Il brano di apertura River Rise vede affiancarsi all’artista la voce di Michael McDonald in una canzone aperta, leggera, una sorta di inno di positività in veste – mi si perdoni – soft rock con grandi tessiture vocali. Grossomodo lo stesso clima (ma in un mood più misterioso, fascinoso) si respira nella successiva I Think I, dove Crosby, prossimo alle 80 primavere che compirà il prossimo 14 agosto, si dichiara convinto di avere trovato la sua strada, e averla trovata da solo, in mezzo alle varie prove della vita (e sono state tante). Nota bene: davvero interessanti gli strati di arpeggi di chitarre acustiche, un plauso agli arrangiamenti del figlio James Raymond e alla pregiata produzione.
Si prosegue sullo stesso tenore con le raffinate e intriganti armonie della traccia 3, The Other Side Of Midnight, racconto di un sogno, e una sorta di ode ad un amore che viene dall’alto. Le armonie vocali non possono non far pensare a Stills e Nash, anzi li ricordano apertamente (o li fanno un pochino rimpiangere, decidete voi). Più funky l’atmosfera del brano numero 4, il primo con un consistente apporto di pianoforte elettrico e fiati, e c’è un motivo. La canzone è un regalo fatto niente meno che da Donald Fagen (anima creativa degli Steely Dan, band preferita dal nostro e nota per la commistione fra perfette canzoni pop e atmosfere jazzate). Si sente la zampata di Fagen in questa Rodriguez For A Night, che ricorda le atmosfere del suo celeberrimo album solista The Nightfly, il disco perfetto, usato ancora oggi a 40 anni di distanza per testare gli impianti audio.
Chitarre acustiche intrecciate per l’inizio di Secret Dancer, delicata ballata mid-tempo che intreccia creazione e vita. Ships In The Night ricorda con le sue armonie modali alcune delle canzoni più aggressive del nostro, forse rimandando vagamente all’antica Wooden Ships e alle sue atmosfere post-disastro nucleare. E subito dopo appare la semplice e bellissima già citata versione di For Free.
Il titolo dell’album e il proporre questa canzone (scritta originalmente per un musicista che suonava gratuitamente all’angolo di una strada), è sicuramente anche un riferimento dell’artista al deprezzamento della musica dall’avvento dello streaming e il conseguente cambiamento delle dinamiche e dei proventi da diritti d’autore.
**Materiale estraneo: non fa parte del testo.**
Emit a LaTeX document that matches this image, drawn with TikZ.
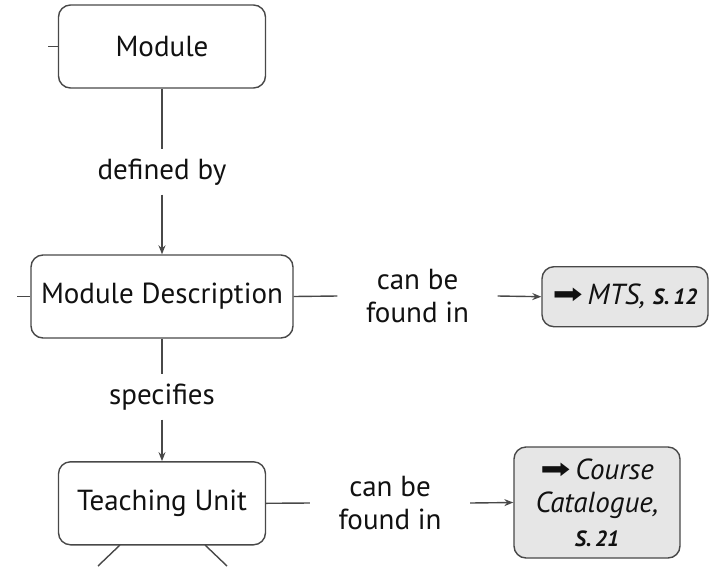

Non dimentichiamo che Crosby è fra quegli artisti che hanno deciso di vendere il loro catalogo per sopraggiunte difficoltà economiche.
La rotolante Boxes si ascolta volentieri, ma, a mio parere, senza grandi picchi di genio, e porta ai delicati arpeggi acustici di Shot At Me, dialogo al bar con un giovane appena tornato da una missione in Medio Oriente, cruda ballata acustica in cui fa capolino il pacifismo del vecchio leone, Croz, attraverso le parole del giovane che ringrazia di essere sopravvissuto (“non mi hanno sparato, per oggi”).
E siamo al brano finale, forse la canzone migliore dell’intero lavoro, sicuramente la più intensa, visto che si tratta di una accorata riflessione sulla vita, sull’avvicinarsi della morte e sul destino. I Won’t Stay for Long, non starò qui per molto tempo, dichiara Crosby, più volte miracolato e, come già ricordato, alla soglia degli 80 anni. “Non so se sto morendo o sto per rinascere, ma mi piace stare con te, oggi”. Il poter vivere, il poter respirare è vissuto come un dono. E la musica accompagna la splendida voce di Crosby, ancora smagliante e ricca di mille sfumature e di grande profondità.
Ecco, questa è sicuramente la cosa più sorprendente, oltre alla bellezza degli arrangiamenti e delle canzoni, una voce che ancora sfida il tempo e ci regala l’ennesimo album di ottima fattura. Buon ascolto e alla prossima.